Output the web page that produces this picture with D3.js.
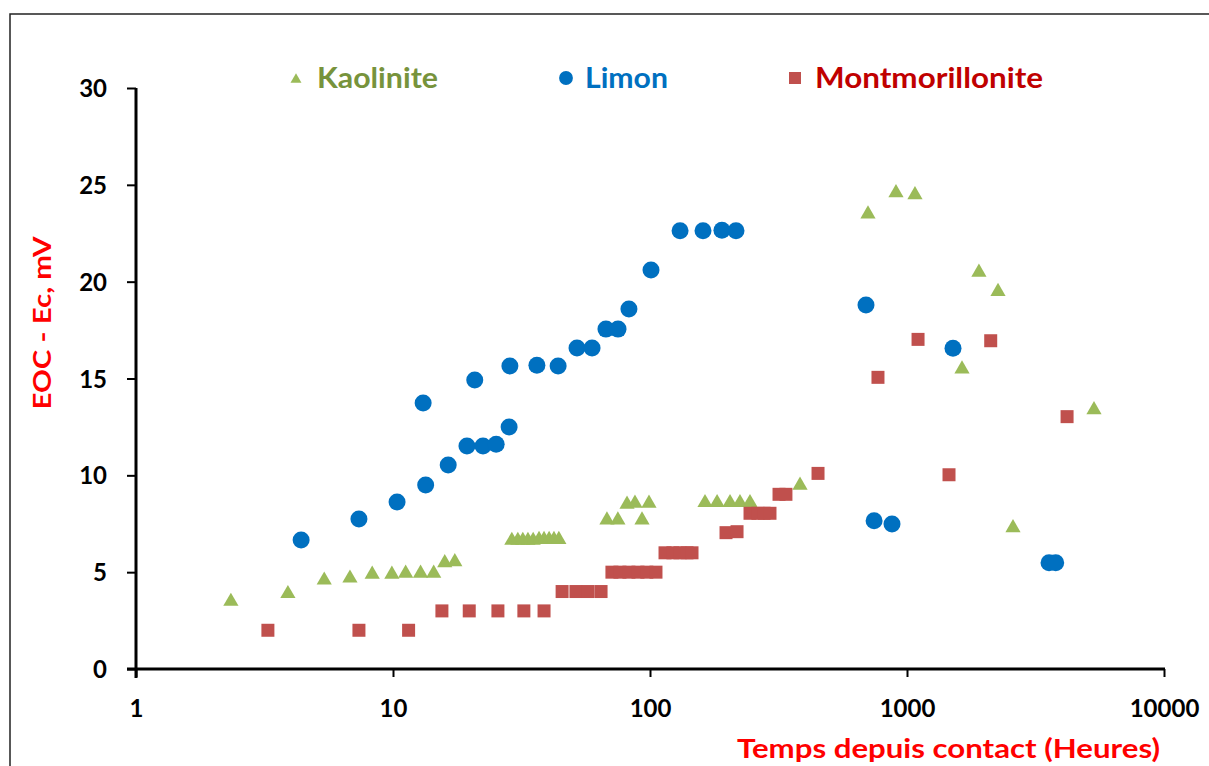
<!DOCTYPE html>
<html>
<head>
<meta charset="utf-8">
<script src="https://cdn.jsdelivr.net/npm/d3@7/dist/d3.min.js"></script>
<style>
  html, body { margin: 0; padding: 0; background: #fff; }
  svg { display: block; }
</style>
</head>
<body>
<svg id="chart" width="1209" height="766"></svg>
<script>
// ---- Data ----
const kaolX = [2.34, 3.9, 5.4, 6.8, 8.3, 9.9, 11.2, 12.8, 14.4, 15.9, 17.4,
  29.0, 30.6, 32.0, 33.5, 35.1, 37.0, 38.7, 40.5, 42.3, 44.2,
  68.0, 75.0, 81.4, 87.4, 93.1, 99.1,
  163.7, 182.4, 204.8, 223.9, 244.9, 383.5,
  705, 906, 1074, 1905, 2260, 1637, 5341, 2585];
const kaolY = [3.6, 4.0, 4.7, 4.8, 5.0, 5.0, 5.05, 5.05, 5.05, 5.6, 5.65,
  6.75, 6.75, 6.75, 6.75, 6.75, 6.8, 6.8, 6.8, 6.8, 6.8,
  7.8, 7.8, 8.62, 8.67, 7.8, 8.67,
  8.7, 8.7, 8.7, 8.7, 8.7, 9.6,
  23.6, 24.7, 24.6, 20.6, 19.6, 15.6, 13.5, 7.4];

const limonX = [4.39, 7.37, 10.37, 13.4, 16.4, 13.1, 19.4, 20.8, 22.4, 25.2, 28.3,
  28.5, 36.3, 43.9, 52.0, 59.5, 67.4, 75.1, 82.8, 100.9,
  130.9, 160.8, 190.5, 216.1, 692.5, 744.7, 874.2, 1510, 3570, 3790];
const limonY = [6.66, 7.74, 8.62, 9.5, 10.53, 13.73, 11.51, 14.92, 11.51, 11.6, 12.49,
  15.64, 15.69, 15.64, 16.57, 16.57, 17.55, 17.55, 18.59, 20.6,
  22.63, 22.63, 22.66, 22.63, 18.79, 7.66, 7.49, 16.56, 5.49, 5.49];

const montX = [3.26, 7.37, 11.5, 15.5, 19.8, 25.6, 32.3, 38.7,
  45.5, 51.5, 57.4, 64.5,
  71.1, 76.4, 82.8, 89.8, 97.2, 105.5,
  114.4, 122.8, 130.8, 139.3, 145.7,
  197.6, 218.1, 245, 263, 278, 293, 317.7, 338,
  450.6, 771, 1104, 2117, 1457, 4196];
const montY = [2.0, 2.0, 2.0, 3.0, 3.0, 3.0, 3.0, 3.0,
  4.0, 4.0, 4.0, 4.0,
  5.0, 5.0, 5.0, 5.0, 5.0, 5.0,
  6.0, 6.0, 6.0, 6.0, 6.0,
  7.04, 7.09, 8.04, 8.04, 8.04, 8.04, 9.02, 9.02,
  10.1, 15.06, 17.02, 16.95, 10.03, 13.03];

const xTicks = [1, 10, 100, 1000, 10000];
const yTicks = [0, 5, 10, 15, 20, 25, 30];
const seriesNames = ["Kaolinite", "Limon", "Montmorillonite"];

// ---- Chart ----
const svg = d3.select("#chart");
const FONT = "Lato, 'Open Sans', sans-serif";

const x = d3.scaleLog().domain([1, 10000]).range([136, 1164]);
const y = d3.scaleLinear().domain([0, 30]).range([669, 88]);

// triangle marker centred on its bounding box (as in spreadsheet charts)
const boxTriangle = {
  draw(ctx, size) {
    const s = Math.sqrt(size * 4 / Math.sqrt(3));
    const h = s * Math.sqrt(3) / 2;
    ctx.moveTo(0, -h / 2);
    ctx.lineTo(s / 2, h / 2);
    ctx.lineTo(-s / 2, h / 2);
    ctx.closePath();
  }
};

// outer frame
svg.append("rect").attr("x", 10).attr("y", 14).attr("width", 1300).attr("height", 900)
  .attr("fill", "none").attr("stroke", "#222").attr("stroke-width", 1.5);

// axes
const xAxis = d3.axisBottom(x).tickValues(xTicks).tickFormat(d3.format("d")).tickSize(8).tickSizeOuter(0);
const gx = svg.append("g").attr("transform", "translate(0,669)").call(xAxis);
gx.select(".domain").attr("stroke", "#000").attr("stroke-width", 3).attr("d", "M127,0H1165");
gx.selectAll(".tick line").attr("stroke", "#000").attr("stroke-width", 2);
gx.selectAll(".tick text").attr("font-family", FONT).attr("font-weight", "bold")
  .attr("font-size", 24).attr("fill", "#000").attr("y", 48).attr("dy", 0);

const yAxis = d3.axisLeft(y).tickValues(yTicks).tickSize(9).tickSizeOuter(0);
const gy = svg.append("g").attr("transform", "translate(136,0)").call(yAxis);
gy.select(".domain").attr("stroke", "#000").attr("stroke-width", 3).attr("d", "M0,88V678");
gy.selectAll(".tick line").attr("stroke", "#000").attr("stroke-width", 2);
gy.selectAll(".tick text").attr("font-family", FONT).attr("font-weight", "bold")
  .attr("font-size", 24).attr("fill", "#000").attr("x", -29).attr("dy", "0.36em");

// axis titles
svg.append("text").attr("transform", "translate(51,323) rotate(-90)")
  .attr("text-anchor", "middle").attr("font-family", FONT).attr("font-weight", "bold")
  .attr("font-size", 25).attr("fill", "#ff0000")
  .attr("textLength", 173).attr("lengthAdjust", "spacingAndGlyphs").text("EOC - Ec, mV");
svg.append("text").attr("x", 737).attr("y", 758)
  .attr("font-family", FONT).attr("font-weight", "bold")
  .attr("font-size", 26).attr("fill", "#ff0000")
  .attr("textLength", 423).attr("lengthAdjust", "spacingAndGlyphs").text("Temps depuis contact (Heures)");

// series
const series = [
  { name: seriesNames[0], xs: kaolX, ys: kaolY, sym: boxTriangle, size: 100, color: "#9bbb59", text: "#77933c", legSize: 52, lx: 296, tx: 317, tl: 121 },
  { name: seriesNames[1], xs: limonX, ys: limonY, sym: d3.symbolCircle, size: 227, color: "#0070c0", text: "#0070c0", legSize: 150, lx: 566, tx: 585, tl: 83 },
  { name: seriesNames[2], xs: montX, ys: montY, sym: d3.symbolSquare, size: 169, color: "#c0504d", text: "#c00000", legSize: 144, lx: 795, tx: 815, tl: 228 }
];

series.forEach(s => {
  const pts = s.xs.map((v, i) => [v, s.ys[i]]);
  svg.append("g").selectAll("path").data(pts).join("path")
    .attr("d", d3.symbol().type(s.sym).size(s.size))
    .attr("transform", d => `translate(${x(d[0])},${y(d[1])})`)
    .attr("fill", s.color);
  // legend
  svg.append("path").attr("d", d3.symbol().type(s.sym).size(s.legSize)())
    .attr("transform", `translate(${s.lx},78)`).attr("fill", s.color);
  svg.append("text").attr("x", s.tx).attr("y", 88).attr("font-family", FONT)
    .attr("font-weight", "bold").attr("font-size", 28).attr("fill", s.text)
    .attr("textLength", s.tl).attr("lengthAdjust", "spacingAndGlyphs").text(s.name);
});
</script>
</body>
</html>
****
*WHAT IS REQUIRED:* Do not copy the pictures, but repeat every line exactly.

*ANSWER TO THE PROBLEM:*
Output the web page that produces this picture with D3.js.
<!DOCTYPE html>
<html>
<head>
<meta charset="utf-8">
<script src="https://cdn.jsdelivr.net/npm/d3@7/dist/d3.min.js"></script>
<style>
  html, body { margin: 0; padding: 0; background: #fff; }
  svg { display: block; }
</style>
</head>
<body>
<svg id="chart" width="1209" height="766"></svg>
<script>
// ---- Data ----
const kaolX = [2.34, 3.9, 5.4, 6.8, 8.3, 9.9, 11.2, 12.8, 14.4, 15.9, 17.4,
  29.0, 30.6, 32.0, 33.5, 35.1, 37.0, 38.7, 40.5, 42.3, 44.2,
  68.0, 75.0, 81.4, 87.4, 93.1, 99.1,
  163.7, 182.4, 204.8, 223.9, 244.9, 383.5,
  705, 906, 1074, 1905, 2260, 1637, 5341, 2585];
const kaolY = [3.6, 4.0, 4.7, 4.8, 5.0, 5.0, 5.05, 5.05, 5.05, 5.6, 5.65,
  6.75, 6.75, 6.75, 6.75, 6.75, 6.8, 6.8, 6.8, 6.8, 6.8,
  7.8, 7.8, 8.62, 8.67, 7.8, 8.67,
  8.7, 8.7, 8.7, 8.7, 8.7, 9.6,
  23.6, 24.7, 24.6, 20.6, 19.6, 15.6, 13.5, 7.4];

const limonX = [4.39, 7.37, 10.37, 13.4, 16.4, 13.1, 19.4, 20.8, 22.4, 25.2, 28.3,
  28.5, 36.3, 43.9, 52.0, 59.5, 67.4, 75.1, 82.8, 100.9,
  130.9, 160.8, 190.5, 216.1, 692.5, 744.7, 874.2, 1510, 3570, 3790];
const limonY = [6.66, 7.74, 8.62, 9.5, 10.53, 13.73, 11.51, 14.92, 11.51, 11.6, 12.49,
  15.64, 15.69, 15.64, 16.57, 16.57, 17.55, 17.55, 18.59, 20.6,
  22.63, 22.63, 22.66, 22.63, 18.79, 7.66, 7.49, 16.56, 5.49, 5.49];

const montX = [3.26, 7.37, 11.5, 15.5, 19.8, 25.6, 32.3, 38.7,
  45.5, 51.5, 57.4, 64.5,
  71.1, 76.4, 82.8, 89.8, 97.2, 105.5,
  114.4, 122.8, 130.8, 139.3, 145.7,
  197.6, 218.1, 245, 263, 278, 293, 317.7, 338,
  450.6, 771, 1104, 2117, 1457, 4196];
const montY = [2.0, 2.0, 2.0, 3.0, 3.0, 3.0, 3.0, 3.0,
  4.0, 4.0, 4.0, 4.0,
  5.0, 5.0, 5.0, 5.0, 5.0, 5.0,
  6.0, 6.0, 6.0, 6.0, 6.0,
  7.04, 7.09, 8.04, 8.04, 8.04, 8.04, 9.02, 9.02,
  10.1, 15.06, 17.02, 16.95, 10.03, 13.03];

const xTicks = [1, 10, 100, 1000, 10000];
const yTicks = [0, 5, 10, 15, 20, 25, 30];
const seriesNames = ["Kaolinite", "Limon", "Montmorillonite"];

// ---- Chart ----
const svg = d3.select("#chart");
const FONT = "Lato, 'Open Sans', sans-serif";

const x = d3.scaleLog().domain([1, 10000]).range([136, 1164]);
const y = d3.scaleLinear().domain([0, 30]).range([669, 88]);

// triangle marker centred on its bounding box (as in spreadsheet charts)
const boxTriangle = {
  draw(ctx, size) {
    const s = Math.sqrt(size * 4 / Math.sqrt(3));
    const h = s * Math.sqrt(3) / 2;
    ctx.moveTo(0, -h / 2);
    ctx.lineTo(s / 2, h / 2);
    ctx.lineTo(-s / 2, h / 2);
    ctx.closePath();
  }
};

// outer frame
svg.append("rect").attr("x", 10).attr("y", 14).attr("width", 1300).attr("height", 900)
  .attr("fill", "none").attr("stroke", "#222").attr("stroke-width", 1.5);

// axes
const xAxis = d3.axisBottom(x).tickValues(xTicks).tickFormat(d3.format("d")).tickSize(8).tickSizeOuter(0);
const gx = svg.append("g").attr("transform", "translate(0,669)").call(xAxis);
gx.select(".domain").attr("stroke", "#000").attr("stroke-width", 3).attr("d", "M127,0H1165");
gx.selectAll(".tick line").attr("stroke", "#000").attr("stroke-width", 2);
gx.selectAll(".tick text").attr("font-family", FONT).attr("font-weight", "bold")
  .attr("font-size", 24).attr("fill", "#000").attr("y", 48).attr("dy", 0);

const yAxis = d3.axisLeft(y).tickValues(yTicks).tickSize(9).tickSizeOuter(0);
const gy = svg.append("g").attr("transform", "translate(136,0)").call(yAxis);
gy.select(".domain").attr("stroke", "#000").attr("stroke-width", 3).attr("d", "M0,88V678");
gy.selectAll(".tick line").attr("stroke", "#000").attr("stroke-width", 2);
gy.selectAll(".tick text").attr("font-family", FONT).attr("font-weight", "bold")
  .attr("font-size", 24).attr("fill", "#000").attr("x", -29).attr("dy", "0.36em");

// axis titles
svg.append("text").attr("transform", "translate(51,323) rotate(-90)")
  .attr("text-anchor", "middle").attr("font-family", FONT).attr("font-weight", "bold")
  .attr("font-size", 25).attr("fill", "#ff0000")
  .attr("textLength", 173).attr("lengthAdjust", "spacingAndGlyphs").text("EOC - Ec, mV");
svg.append("text").attr("x", 737).attr("y", 758)
  .attr("font-family", FONT).attr("font-weight", "bold")
  .attr("font-size", 26).attr("fill", "#ff0000")
  .attr("textLength", 423).attr("lengthAdjust", "spacingAndGlyphs").text("Temps depuis contact (Heures)");

// series
const series = [
  { name: seriesNames[0], xs: kaolX, ys: kaolY, sym: boxTriangle, size: 100, color: "#9bbb59", text: "#77933c", legSize: 52, lx: 296, tx: 317, tl: 121 },
  { name: seriesNames[1], xs: limonX, ys: limonY, sym: d3.symbolCircle, size: 227, color: "#0070c0", text: "#0070c0", legSize: 150, lx: 566, tx: 585, tl: 83 },
  { name: seriesNames[2], xs: montX, ys: montY, sym: d3.symbolSquare, size: 169, color: "#c0504d", text: "#c00000", legSize: 144, lx: 795, tx: 815, tl: 228 }
];

series.forEach(s => {
  const pts = s.xs.map((v, i) => [v, s.ys[i]]);
  svg.append("g").selectAll("path").data(pts).join("path")
    .attr("d", d3.symbol().type(s.sym).size(s.size))
    .attr("transform", d => `translate(${x(d[0])},${y(d[1])})`)
    .attr("fill", s.color);
  // legend
  svg.append("path").attr("d", d3.symbol().type(s.sym).size(s.legSize)())
    .attr("transform", `translate(${s.lx},78)`).attr("fill", s.color);
  svg.append("text").attr("x", s.tx).attr("y", 88).attr("font-family", FONT)
    .attr("font-weight", "bold").attr("font-size", 28).attr("fill", s.text)
    .attr("textLength", s.tl).attr("lengthAdjust", "spacingAndGlyphs").text(s.name);
});
</script>
</body>
</html>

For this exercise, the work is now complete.